By Sarah Mac Donald - 12 July, 2013
A statue of the Virgin Mary which Loyalists intended to burn in a bonfire has been returned to the Holy Cross monastery in Belfast.
According to Passionist priest, Fr Gary Donegan, the statue had been placed on a pyre ready for lighting on Thursday night, but was saved by community leaders in the Shankill area of the city.
“This evening they sent a representative from the Shankill up to meet me just before 7pm and returned it here to Holy Cross,” Fr Donegan told RTE News.
Earlier on Thursday, outrage greeted news of the statue’s plight when it was photographed on Lanark Way bonfire. There was strong reaction to its sectarian and sacrilegious treatment. The face of the Virgin had been hacked off.
A local DUP councillor, Brian Kingston, stepped in and arranged for a community worker to have the statue removed from the pyre.

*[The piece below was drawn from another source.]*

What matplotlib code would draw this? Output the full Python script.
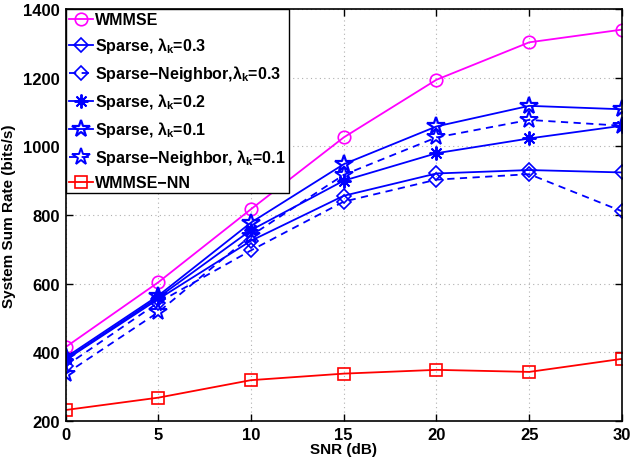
import matplotlib
matplotlib.use("Agg")
import matplotlib.pyplot as plt

plt.rcParams['font.family'] = ['Liberation Sans', 'DejaVu Sans']
plt.rcParams['font.weight'] = 'bold'
plt.rcParams['mathtext.fontset'] = 'custom'
plt.rcParams['mathtext.rm'] = 'Liberation Sans:bold'
plt.rcParams['mathtext.bf'] = 'Liberation Sans:bold'
plt.rcParams['mathtext.it'] = 'Liberation Sans:bold'

snr = [0, 5, 10, 15, 20, 25, 30]
wmmse = [415, 604, 817, 1026, 1194, 1303, 1340]
sparse_03 = [378, 555, 725, 856, 921, 931, 924]
sn_03 = [360, 545, 697, 839, 903, 919, 811]
sparse_02 = [380, 560, 756, 900, 980, 1023, 1060]
sparse_01 = [385, 565, 778, 948, 1058, 1118, 1108]
sn_01 = [337, 517, 740, 917, 1026, 1077, 1060]
wmmse_nn = [232, 268, 319, 338, 349, 343, 381]

labels = ['WMMSE',
          r'Sparse, $\lambda_\mathbf{k}$=0.3',
          r'Sparse−Neighbor,$\lambda_\mathbf{k}$=0.3',
          r'Sparse, $\lambda_\mathbf{k}$=0.2',
          r'Sparse, $\lambda_\mathbf{k}$=0.1',
          r'Sparse−Neighbor, $\lambda_\mathbf{k}$=0.1',
          'WMMSE−NN']

fig = plt.figure(figsize=(6.33, 4.64), dpi=100)
ax = fig.add_axes([0.1035, 0.0905, 0.879, 0.8879])

dash = (0, (4, 3))
blue = '#0000ff'
ax.plot(snr, wmmse, color='#ff00ff', lw=1.3, marker='o', ms=9, mfc='none', mew=1.2, label=labels[0])
ax.plot(snr, sparse_03, color=blue, lw=1.3, marker='D', ms=7, mfc='none', mew=1.2, label=labels[1])
ax.plot(snr, sn_03, color=blue, lw=1.3, ls=dash, marker='D', ms=7, mfc='none', mew=1.2, label=labels[2])
ax.plot(snr, sparse_02, color=blue, lw=1.3, marker=(8, 2, 0), ms=10, mfc='none', mew=1.4, label=labels[3])
ax.plot(snr, sparse_01, color=blue, lw=1.3, marker='*', ms=13, mfc='none', mew=1.6, label=labels[4])
ax.plot(snr, sn_01, color=blue, lw=1.3, ls=dash, marker='*', ms=13, mfc='none', mew=1.4, label=labels[5])
ax.plot(snr, wmmse_nn, color='#ff0000', lw=1.3, marker='s', ms=8, mfc='none', mew=1.2, label=labels[6])

ax.set_xlim(0, 30)
ax.set_ylim(200, 1400)
ax.set_xticks(snr)
ax.set_yticks([200, 400, 600, 800, 1000, 1200, 1400])
ax.grid(True, ls=(0, (1, 3)), color='#b0b0b0', lw=0.8)
ax.tick_params(direction='in', top=True, right=True, labelsize=12, width=1, length=5, pad=4)
for lab in ax.get_xticklabels() + ax.get_yticklabels():
    lab.set_fontweight('bold')
for s in ax.spines.values():
    s.set_linewidth(1.2)
ax.set_xlabel('SNR (dB)', fontsize=11, fontweight='bold', labelpad=0)
ax.set_ylabel('System Sum Rate (bits/s)', fontsize=11, fontweight='bold', labelpad=5)

leg = ax.legend(loc='upper left', borderaxespad=0, handlelength=1.5,
                handletextpad=0.15, labelspacing=0.5, borderpad=0.2, fancybox=False,
                framealpha=1, edgecolor='black', prop={'weight': 'bold', 'size': 11.5})
leg.get_frame().set_linewidth(1.0)

fig.savefig('out.png', dpi=100)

Speaking to the Belfast News Letter, Mr Kingston said that the matter had been brought to his attention and that he had made representation within the local community.

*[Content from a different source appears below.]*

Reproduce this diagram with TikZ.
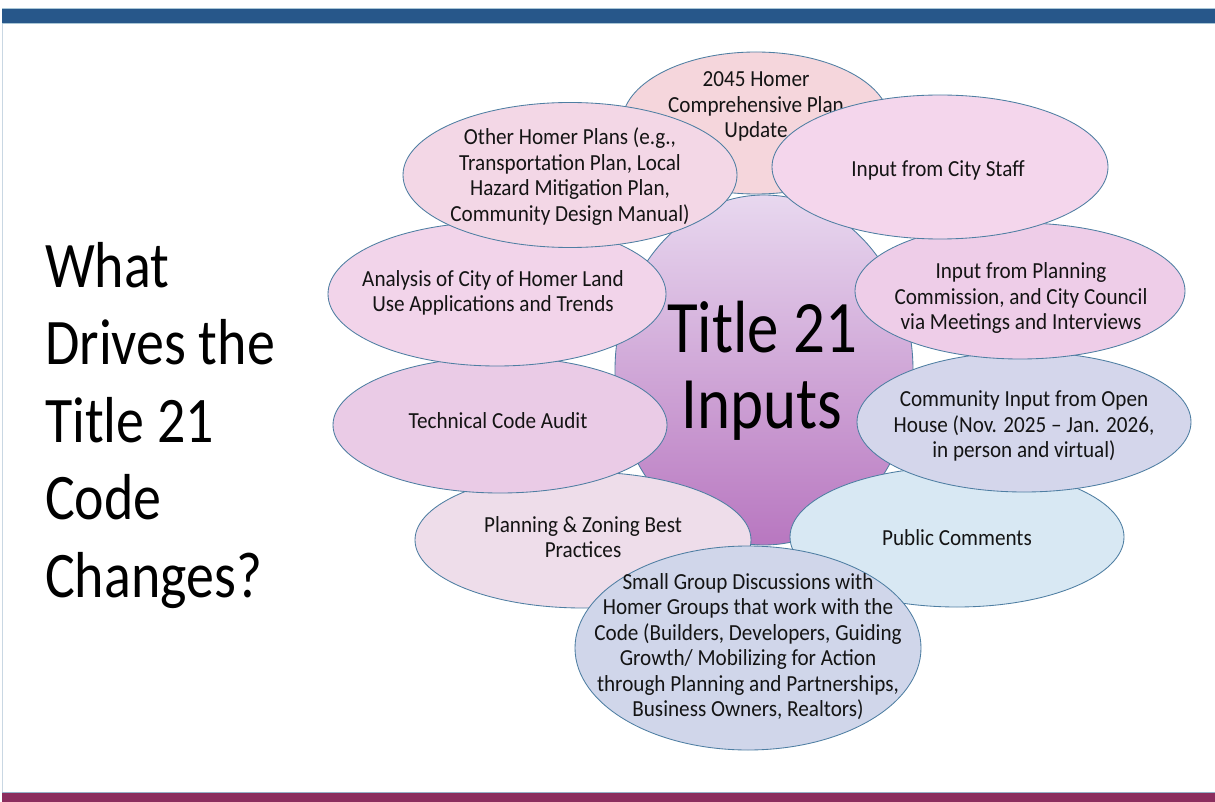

“I can understand how this could cause offence,” he said and added, “I appreciate the efforts which have been made to have this removed. That has been done sincerely and it is the right thing that it has been removed.”
In Holy Cross monastery in Ardoyne, Fr Donegan expressed satisfaction that the statue, despite its disfigurement, had been saved.
Tensions are running high in Northern Ireland ahead of the annual 12th July Orange parades.
Up to 4,000 police officers have been deployed to ensure the parades pass off peacefully.
Meanwhile, the three bishops of the Diocese of Down and Connor, expressed hope that the Twelfth of July would be “celebrated in a way that respects peace, diversity of traditions, the rights of different communities and that it paves a way for neighbourly and respectful celebration of difference.”
Bishop Noel Treanor, along with auxiliaries Bishop Anthony Farquhar and Bishop Donal McKeown recalled how under the gaze of the world, Northern Ireland and its citizens received the G8 summit and “showed their ability to hold together divergent views in a peaceful and orderly way that respected public order.”
They encouraged “all, especially young people, to follow and support those community leaders, police and civil authorities who undertake to foster and protect the good of all.”
Dialogue is the only way to build a future for our society and for our young people, they underlined and warned that confrontation is contrary to the spirit of the Gospel.
“Those who promote confrontation and destruction, either directly or indirectly, have nothing to offer for the future. The way to the future is the path of dialogue and real engagement with our neighbours,” they said and they invited parish communities to pray for all those who seek to promote peace, respect and good neighbourliness.
However, ahead of the parades, the Orange Order warned that there are likely to be protests over the coming days following a decision by the Parades Commission to rule out a return parade past the nationalist Ardoyne area in north Belfast.
It is the first time that the Parades Commission has given this ruling.
Past years have seen rioting in the area when Orange Lodge members were permitted to march past nationalist homes after taking a route up the Loyalist Shankill Road.
Orange Order chaplain Rev Mervyn Gibson said the Grand Lodge did not want to “up the ante” or “raise tensions.”
“What we are trying to do is give vent to people’s anger in a peaceful and controlled way, but there are people out there who are angry, very angry,” he said.
“What we are saying is, ‘control that anger and channel it against the Parades Commission’.”
Both Northern Ireland’s Secretary of State, Theresa Villiers, and the PSNI’s Assistant Chief Constable, Will Kerr, have appealed to everyone involved with the parades to observe the rule of law.